Omit all images. Transcribe the rest of the material below exactly.
-.-.-
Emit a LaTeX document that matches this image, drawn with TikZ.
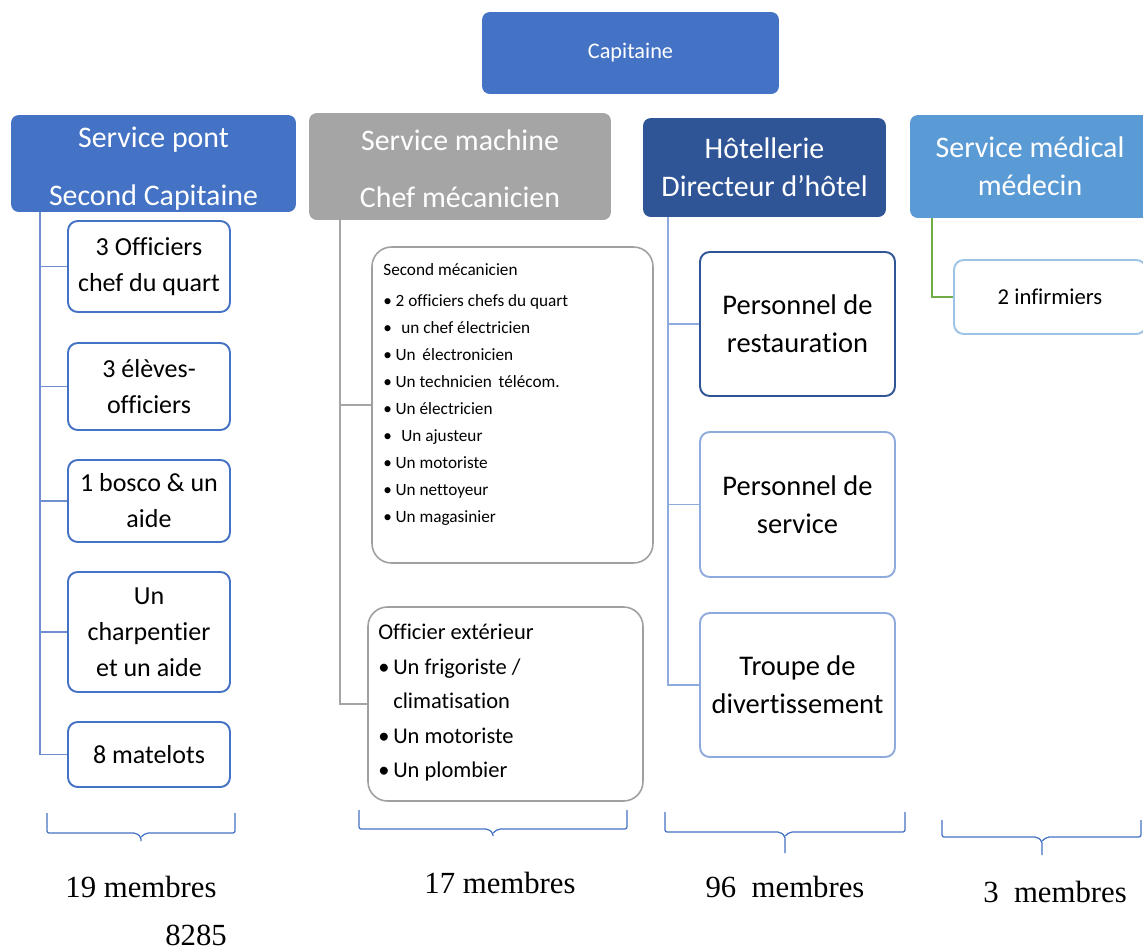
\documentclass[tikz,border=0pt]{standalone}
\usepackage{fontspec}
\setmainfont{Liberation Serif}
\newfontfamily\carl[Ligatures=NoCommon]{Carlito}
\usetikzlibrary{calc}
\definecolor{cBlue}{HTML}{4472C4}
\definecolor{cGray}{HTML}{A5A5A5}
\definecolor{cNavy}{HTML}{2F5597}
\definecolor{cSky}{HTML}{5B9BD5}
\definecolor{cPale}{HTML}{8FAADC}
\definecolor{cPaleSky}{HTML}{9DC3E6}
\definecolor{cGreen}{HTML}{70AD47}
\definecolor{cLink}{HTML}{6F8FD0}
\definecolor{cGrayLine}{HTML}{A0A0A0}
\begin{document}
\begin{tikzpicture}[x=0.02cm,y=-0.02cm,
  hdr/.style={rounded corners=4.5pt, text=white, inner sep=0pt, align=center},
  hdrtext/.style={text=white, inner sep=0pt, align=center},
  leaf/.style={draw, fill=white, line width=1.1pt, rounded corners=5.5pt, inner sep=0pt, align=center},
  listbox/.style={draw=cGrayLine, fill=white, line width=0.9pt, rounded corners=11pt, inner sep=0pt},
  link/.style={line width=1pt},
  brace/.style={draw=cBlue, line width=0.7pt, rounded corners=1.2pt},
  count/.style={font=\fontsize{17.5}{20}\selectfont, inner sep=0pt}
]
\useasboundingbox (0,0) rectangle (1143,951);
\clip (0,0) rectangle (1143,951);

% top of the hierarchy
\node[hdr, fill=cBlue, minimum width=5.94cm, minimum height=1.64cm,
      font=\carl\fontsize{12.7}{15}\selectfont] (cap) at (630.5,53) {Capitaine};

% the four services
\node[hdr, fill=cBlue, minimum width=5.70cm, minimum height=1.94cm] (pont) at (153.5,163.5) {};
\node[hdrtext, font=\carl\fontsize{17}{33}\selectfont] (ponttxt) at ($(pont.center)+(0,5)$)
      {Service pont\\Second Capitaine};
\node[hdr, fill=cGray, minimum width=6.04cm, minimum height=2.14cm] (mach) at (460,166.5) {};
\node[hdrtext, font=\carl\fontsize{17}{32.4}\selectfont] (machtxt) at ($(mach.center)+(0,2)$)
      {Service machine\\Chef mécanicien};
\node[hdr, fill=cNavy, minimum width=4.86cm, minimum height=1.98cm,
      font=\carl\fontsize{17}{21.6}\selectfont] (hotel) at (764.5,167.5)
      {Hôtellerie\\Directeur d’hôtel};
\node[hdr, fill=cSky, minimum width=4.80cm, minimum height=2.06cm,
      font=\carl\fontsize{17}{21.6}\selectfont] (med) at (1030,166.5)
      {Service médical\\médecin};

% deck service
\begin{scope}[every node/.style={leaf, draw=cBlue, minimum width=3.24cm,
      font=\carl\fontsize{14.8}{20.5}\selectfont}]
\node[minimum height=1.82cm] (off) at (149,266.5) {3 Officiers\\chef du quart};
\node[minimum height=1.74cm] (eleve) at (149,386.5) {3 élèves-\\officiers};
\node[minimum height=1.64cm] (bosco) at (149,501) {1 bosco \& un\\aide};
\node[minimum height=2.40cm] (charp) at (149,632) {Un\\charpentier\\et un aide};
\node[minimum height=1.30cm] (mat) at (149,754.5) {8 matelots};
\end{scope}
\coordinate (pontdown) at ($(pont.south west)+(29,0)$);
\draw[link, cLink] (pontdown) |- (mat.west);
\foreach \n in {off,eleve,bosco,charp}
  \draw[link, cLink] (\n.west) -- (\n.west -| pontdown);

% engine service
\node[listbox, minimum width=5.62cm, minimum height=6.32cm] (second) at (512.5,405) {};
\node[anchor=north west, inner sep=0pt, align=left,
      font=\carl\fontsize{9.8}{15.4}\selectfont] (secondtxt) at (383,263)
  {Second mécanicien\\[2.3pt]
   \makebox[7pt][l]{•}2 officiers chefs du quart\\
   \makebox[7pt][l]{•}\,\,un chef électricien\\
   \makebox[7pt][l]{•}Un \,électronicien\\
   \makebox[7pt][l]{•}Un technicien \,télécom.\\
   \makebox[7pt][l]{•}Un électricien\\
   \makebox[7pt][l]{•}\,\,Un ajusteur\\
   \makebox[7pt][l]{•}Un motoriste\\
   \makebox[7pt][l]{•}Un nettoyeur\\
   \makebox[7pt][l]{•}Un magasinier};
\node[listbox, minimum width=5.50cm, minimum height=3.88cm] (ext) at (505.5,704) {};
\node[anchor=north west, inner sep=0pt, align=left,
      font=\carl\fontsize{12.8}{19.6}\selectfont] (exttxt) at (378,624)
  {Officier extérieur\\
   \makebox[8.5pt][l]{•}Un frigoriste /\\
   \hspace*{8.5pt}climatisation\\
   \makebox[8.5pt][l]{•}Un motoriste\\
   \makebox[8.5pt][l]{•}Un plombier};
\coordinate (machdown) at ($(mach.south west)+(31,0)$);
\draw[link, cGray] (machdown) |- (ext.west);
\draw[link, cGray] (second.west) -- (second.west -| machdown);

% hotel service
\begin{scope}[every node/.style={leaf, minimum width=3.9cm,
      font=\carl\fontsize{16.2}{21.6}\selectfont}]
\node[draw=cNavy, minimum height=2.88cm] (resto) at (797.5,324) {Personnel de\\restauration};
\node[draw=cPale, minimum height=2.90cm] (serv) at (797.5,504.5) {Personnel de\\service};
\node[draw=cPale, minimum height=2.88cm] (troupe) at (797.5,685) {Troupe de\\divertissement};
\end{scope}
\coordinate (hoteldown) at ($(hotel.south west)+(25,0)$);
\draw[link, cPale] (hoteldown) |- (troupe.west);
\foreach \n in {resto,serv}
  \draw[link, cPale] (\n.west) -- (\n.west -| hoteldown);

% medical service
\node[leaf, draw=cPaleSky, minimum width=3.84cm, minimum height=1.48cm,
      font=\carl\fontsize{12.9}{15}\selectfont] (inf) at (1050,297) {2 infirmiers};
\coordinate (meddown) at ($(med.south west)+(22,0)$);
\draw[link, cGreen] (meddown) |- (inf.west);

% braces under each service
\draw[brace] (47,813) -- (47,833) -- (136,833) -- (141,837) -- (141,841);
\draw[brace] (141,837) -- (146,833) -- (235,833) -- (235,813);
\draw[brace] (359,810) -- (359,829) -- (488,829) -- (493,833) -- (493,836);
\draw[brace] (493,833) -- (498,829) -- (627,829) -- (627,810);
\draw[brace] (665,812) -- (665,832) -- (780,832) -- (785,836) -- (785,853);
\draw[brace] (785,836) -- (790,832) -- (905,832) -- (905,812);
\draw[brace] (942,820) -- (942,837) -- (1037,837) -- (1042,841) -- (1042,855);
\draw[brace] (1042,841) -- (1047,837) -- (1141,837) -- (1141,820);

% head counts
\node[count] (n1) at (141,887) {19 membres};
\node[count] (n2) at (500,883) {17 membres};
\node[count] (n3) at (785,887) {96\ \ membres};
\node[count] (n4) at (1055,892) {3\ \ membres};
\node[count] (tot) at (196,935) {8285};
\end{tikzpicture}
\end{document}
-.-.-
- **FINAL RESULT**
Emit a LaTeX document that matches this image, drawn with TikZ.
\documentclass[tikz,border=0pt]{standalone}
\usepackage{fontspec}
\setmainfont{Liberation Serif}
\newfontfamily\carl[Ligatures=NoCommon]{Carlito}
\usetikzlibrary{calc}
\definecolor{cBlue}{HTML}{4472C4}
\definecolor{cGray}{HTML}{A5A5A5}
\definecolor{cNavy}{HTML}{2F5597}
\definecolor{cSky}{HTML}{5B9BD5}
\definecolor{cPale}{HTML}{8FAADC}
\definecolor{cPaleSky}{HTML}{9DC3E6}
\definecolor{cGreen}{HTML}{70AD47}
\definecolor{cLink}{HTML}{6F8FD0}
\definecolor{cGrayLine}{HTML}{A0A0A0}
\begin{document}
\begin{tikzpicture}[x=0.02cm,y=-0.02cm,
  hdr/.style={rounded corners=4.5pt, text=white, inner sep=0pt, align=center},
  hdrtext/.style={text=white, inner sep=0pt, align=center},
  leaf/.style={draw, fill=white, line width=1.1pt, rounded corners=5.5pt, inner sep=0pt, align=center},
  listbox/.style={draw=cGrayLine, fill=white, line width=0.9pt, rounded corners=11pt, inner sep=0pt},
  link/.style={line width=1pt},
  brace/.style={draw=cBlue, line width=0.7pt, rounded corners=1.2pt},
  count/.style={font=\fontsize{17.5}{20}\selectfont, inner sep=0pt}
]
\useasboundingbox (0,0) rectangle (1143,951);
\clip (0,0) rectangle (1143,951);

% top of the hierarchy
\node[hdr, fill=cBlue, minimum width=5.94cm, minimum height=1.64cm,
      font=\carl\fontsize{12.7}{15}\selectfont] (cap) at (630.5,53) {Capitaine};

% the four services
\node[hdr, fill=cBlue, minimum width=5.70cm, minimum height=1.94cm] (pont) at (153.5,163.5) {};
\node[hdrtext, font=\carl\fontsize{17}{33}\selectfont] (ponttxt) at ($(pont.center)+(0,5)$)
      {Service pont\\Second Capitaine};
\node[hdr, fill=cGray, minimum width=6.04cm, minimum height=2.14cm] (mach) at (460,166.5) {};
\node[hdrtext, font=\carl\fontsize{17}{32.4}\selectfont] (machtxt) at ($(mach.center)+(0,2)$)
      {Service machine\\Chef mécanicien};
\node[hdr, fill=cNavy, minimum width=4.86cm, minimum height=1.98cm,
      font=\carl\fontsize{17}{21.6}\selectfont] (hotel) at (764.5,167.5)
      {Hôtellerie\\Directeur d’hôtel};
\node[hdr, fill=cSky, minimum width=4.80cm, minimum height=2.06cm,
      font=\carl\fontsize{17}{21.6}\selectfont] (med) at (1030,166.5)
      {Service médical\\médecin};

% deck service
\begin{scope}[every node/.style={leaf, draw=cBlue, minimum width=3.24cm,
      font=\carl\fontsize{14.8}{20.5}\selectfont}]
\node[minimum height=1.82cm] (off) at (149,266.5) {3 Officiers\\chef du quart};
\node[minimum height=1.74cm] (eleve) at (149,386.5) {3 élèves-\\officiers};
\node[minimum height=1.64cm] (bosco) at (149,501) {1 bosco \& un\\aide};
\node[minimum height=2.40cm] (charp) at (149,632) {Un\\charpentier\\et un aide};
\node[minimum height=1.30cm] (mat) at (149,754.5) {8 matelots};
\end{scope}
\coordinate (pontdown) at ($(pont.south west)+(29,0)$);
\draw[link, cLink] (pontdown) |- (mat.west);
\foreach \n in {off,eleve,bosco,charp}
  \draw[link, cLink] (\n.west) -- (\n.west -| pontdown);

% engine service
\node[listbox, minimum width=5.62cm, minimum height=6.32cm] (second) at (512.5,405) {};
\node[anchor=north west, inner sep=0pt, align=left,
      font=\carl\fontsize{9.8}{15.4}\selectfont] (secondtxt) at (383,263)
  {Second mécanicien\\[2.3pt]
   \makebox[7pt][l]{•}2 officiers chefs du quart\\
   \makebox[7pt][l]{•}\,\,un chef électricien\\
   \makebox[7pt][l]{•}Un \,électronicien\\
   \makebox[7pt][l]{•}Un technicien \,télécom.\\
   \makebox[7pt][l]{•}Un électricien\\
   \makebox[7pt][l]{•}\,\,Un ajusteur\\
   \makebox[7pt][l]{•}Un motoriste\\
   \makebox[7pt][l]{•}Un nettoyeur\\
   \makebox[7pt][l]{•}Un magasinier};
\node[listbox, minimum width=5.50cm, minimum height=3.88cm] (ext) at (505.5,704) {};
\node[anchor=north west, inner sep=0pt, align=left,
      font=\carl\fontsize{12.8}{19.6}\selectfont] (exttxt) at (378,624)
  {Officier extérieur\\
   \makebox[8.5pt][l]{•}Un frigoriste /\\
   \hspace*{8.5pt}climatisation\\
   \makebox[8.5pt][l]{•}Un motoriste\\
   \makebox[8.5pt][l]{•}Un plombier};
\coordinate (machdown) at ($(mach.south west)+(31,0)$);
\draw[link, cGray] (machdown) |- (ext.west);
\draw[link, cGray] (second.west) -- (second.west -| machdown);

% hotel service
\begin{scope}[every node/.style={leaf, minimum width=3.9cm,
      font=\carl\fontsize{16.2}{21.6}\selectfont}]
\node[draw=cNavy, minimum height=2.88cm] (resto) at (797.5,324) {Personnel de\\restauration};
\node[draw=cPale, minimum height=2.90cm] (serv) at (797.5,504.5) {Personnel de\\service};
\node[draw=cPale, minimum height=2.88cm] (troupe) at (797.5,685) {Troupe de\\divertissement};
\end{scope}
\coordinate (hoteldown) at ($(hotel.south west)+(25,0)$);
\draw[link, cPale] (hoteldown) |- (troupe.west);
\foreach \n in {resto,serv}
  \draw[link, cPale] (\n.west) -- (\n.west -| hoteldown);

% medical service
\node[leaf, draw=cPaleSky, minimum width=3.84cm, minimum height=1.48cm,
      font=\carl\fontsize{12.9}{15}\selectfont] (inf) at (1050,297) {2 infirmiers};
\coordinate (meddown) at ($(med.south west)+(22,0)$);
\draw[link, cGreen] (meddown) |- (inf.west);

% braces under each service
\draw[brace] (47,813) -- (47,833) -- (136,833) -- (141,837) -- (141,841);
\draw[brace] (141,837) -- (146,833) -- (235,833) -- (235,813);
\draw[brace] (359,810) -- (359,829) -- (488,829) -- (493,833) -- (493,836);
\draw[brace] (493,833) -- (498,829) -- (627,829) -- (627,810);
\draw[brace] (665,812) -- (665,832) -- (780,832) -- (785,836) -- (785,853);
\draw[brace] (785,836) -- (790,832) -- (905,832) -- (905,812);
\draw[brace] (942,820) -- (942,837) -- (1037,837) -- (1042,841) -- (1042,855);
\draw[brace] (1042,841) -- (1047,837) -- (1141,837) -- (1141,820);

% head counts
\node[count] (n1) at (141,887) {19 membres};
\node[count] (n2) at (500,883) {17 membres};
\node[count] (n3) at (785,887) {96\ \ membres};
\node[count] (n4) at (1055,892) {3\ \ membres};
\node[count] (tot) at (196,935) {8285};
\end{tikzpicture}
\end{document}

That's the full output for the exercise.